The purpose of this blog is to get readers to think about the complex (or perhaps simple) issues I write about.

The primary topics will revolve around politics and society as a whole, but a mixture of sports opinion may be thrown in from time to time.

Tuesday, July 19, 2011

Who Is Leading? We Know Who Isn't

Are you as sick of this debt ceiling crisis as I am? I would hope so, because it's saying something when someone like myself, who works in the field of United States politics.

Over the course of the last week and half, there has been a jousting match between the President and Congressional Republicans over what it's going to take to raise the United States' debt ceiling, which will allow us (in word alone (essentially)) to take on the debt that we'll incur over the course of a period of time.
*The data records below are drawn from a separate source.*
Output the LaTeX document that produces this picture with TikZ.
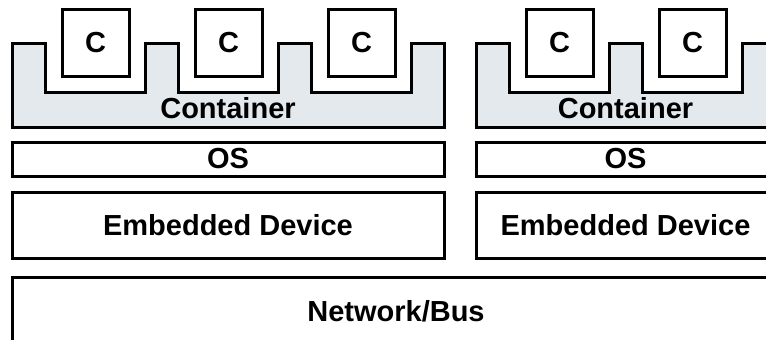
\documentclass[tikz,border=0pt]{standalone}
\usepackage{fontspec}
\setmainfont{Liberation Sans}
\usetikzlibrary{calc,math,positioning}
\definecolor{contgray}{RGB}{228,233,237}

\begin{document}
\begin{tikzpicture}[x=1pt,y=-1pt,
    outline/.style={draw=black,line width=3pt,line join=miter},
    layer/.style={outline,rectangle,inner sep=0pt,font=\bfseries\fontsize{29}{34}\selectfont},
    cbox/.style={layer,fill=white,minimum width=67pt,minimum height=67pt}]

  \useasboundingbox (0,0) rectangle (766,340);
  \clip (0,0) rectangle (766,340);

  \foreach \d/\n in {0/3,1/2}
   {

     \tikzmath{
       real \xo, \xe, \xm, \w;
       \xo = 12+464*\d;
       \xe = \xo+133*\n+33;
       \xm = (\xo+\xe)/2;
       \w = \xe-\xo;
     }

       % container with its slots
       \filldraw[outline,fill=contgray] (\xo,127) -- (\xo,43)
         \foreach \i in {1,...,\n} { -- ({\xo+133*\i-100},43) -- ({\xo+133*\i-100},92) -- ({\xo+133*\i},92) -- ({\xo+133*\i},43) }
         -- (\xe,43) -- (\xe,127) -- cycle;
       \node (cont_\d) [draw=none,font=\bfseries\fontsize{29}{34}\selectfont] at (\xm,108) {Container};

       \foreach \i in {1,...,\n}
         \node (c_\d_\i) [cbox] at ({\xo+133*\i-49.5},42.5) {C};

       \node (os_\d) [layer,minimum width=\w pt,minimum height=34pt] at (\xm,159) {OS};
       \node (dev_\d) [layer,minimum width=\w pt,minimum height=66pt,below=13pt of os_\d] {Embedded Device};

     }

     \node (bus) [layer,minimum width=767pt,minimum height=68pt,anchor=north west] at (11,276) {Network/Bus};

\end{tikzpicture}
\end{document}
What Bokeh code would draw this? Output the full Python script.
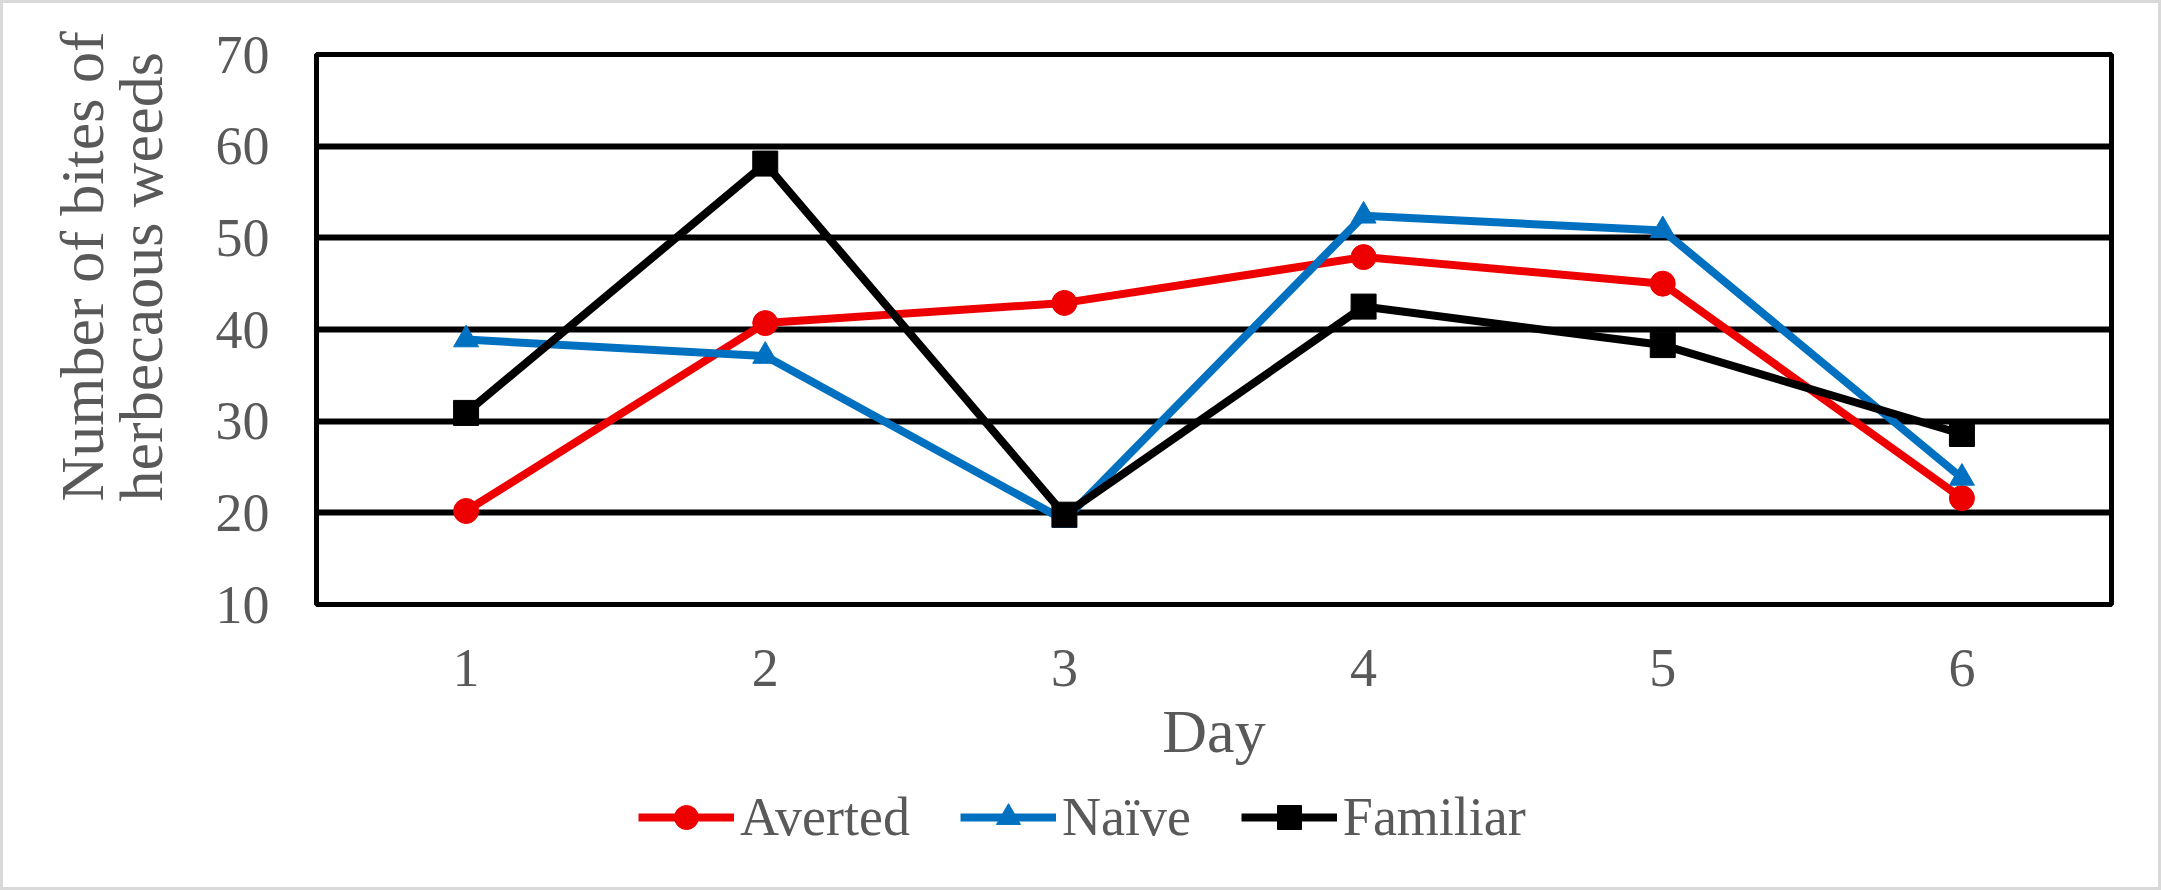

The problem is that "period of time" has forever been indefinite. The 2010 mid-term elections brought in a wave of electable people on the terms that we start defining this "period of time" with severe reductions in government spending, so we aren't faced with allowing ourselves to incur even greater amounts of debt.

The President has met with the leaders in Congress a handful of times now, and absolutely nothing has resulted from the meetings.

So far, the Republicans in the House, and the Senate Minority Leader Mitch McConnell (R-KY) are the only ones to lead on the issue.

Republicans in the House have "shown their cards" so to speak, by saying they will vote to increase the debt ceiling, so long as some physical sanity is restored, and another debt ceiling raise down the road can be avoided.

In order to achieve that end they have proposed massive and necessary cuts to the United States penchant for our ever-increasing government outlays.

The President and his Party in either house of Congress has done nothing.  The President has made himself clear.

He constantly uses the phrase "everything should be on the table." Typically when a real leader says something that definitive they actually mean it.

The problem with Obama is that he doesn't mean everything, he means one thing. Tax hikes on those who already pay 80% of the nation's revenue from income tax, who are more likely than their lower tax bracket brethren to create jobs.

If the President were indeed a leader, he wouldn't say everything needs to be on the table, because that would mean he'd have to discuss, in good faith, reductions to his massive healthcare overhaul, the bloated federal government bureaucracy, and his "winning the future" initiatives.

Much like the Democrats with daddy issues in Wisconsin, the President seems to be conveniently ignoring the drubbing he took last November, and insisting that those who got elected because they pledged to not raise any taxes, raise taxes to get a debt ceiling deal done.

The "loopholes" both the President and Democrats love talking about in front of television cameras are really just a facade. Why? Because if all tax loopholes were really on that table, that would mean all of the ones that their supporters get as well.

The loophole issue is just a further example of who really is playing "my way or the highway." Sure, you can get rid of the tax loopholes for hedge funds, "corporate jet owners" and the like, but you can't touch the ones they've given to their friends.

Furthermore, the loophole debate is prime example of where, if there was any ground to negotiate a deal, that would be it. Since Democrats have never put pen to paper on a deal to actually end, specifically all the tax loopholes they always go on TV to whine about-because they'd have to get rid of some of their own, we are at an impasse.

A recent CBS poll showed just 21% of 8-- "Adults" approved of the Republicans in this debt ceiling debate and 70+% disapproved of them.

Put aside that fact that only 30% of the nearly 900 polled were Republicans, and the fact that we can assume NONE of them were registered or likely voters, the poll is a sham. In reality though, the results should also be a sham.

Until Barack Obama finds the ability to lead (which he has never done, on anything) I fully expect this thing to go down to the wire at best, and past the deadline at worst.

Be very careful when you hear powerful politicians talk about having "everything on the table." What they really mean is everything they want, and nothing the other side can stomach.

So far, Congressional Republicans are the only ones to have actually proposed something, regardless of them saying take it or leave it. Until we see an actual plan from Congressional Democrats, or preferably the President, we know who the leaders are, and who they aren't.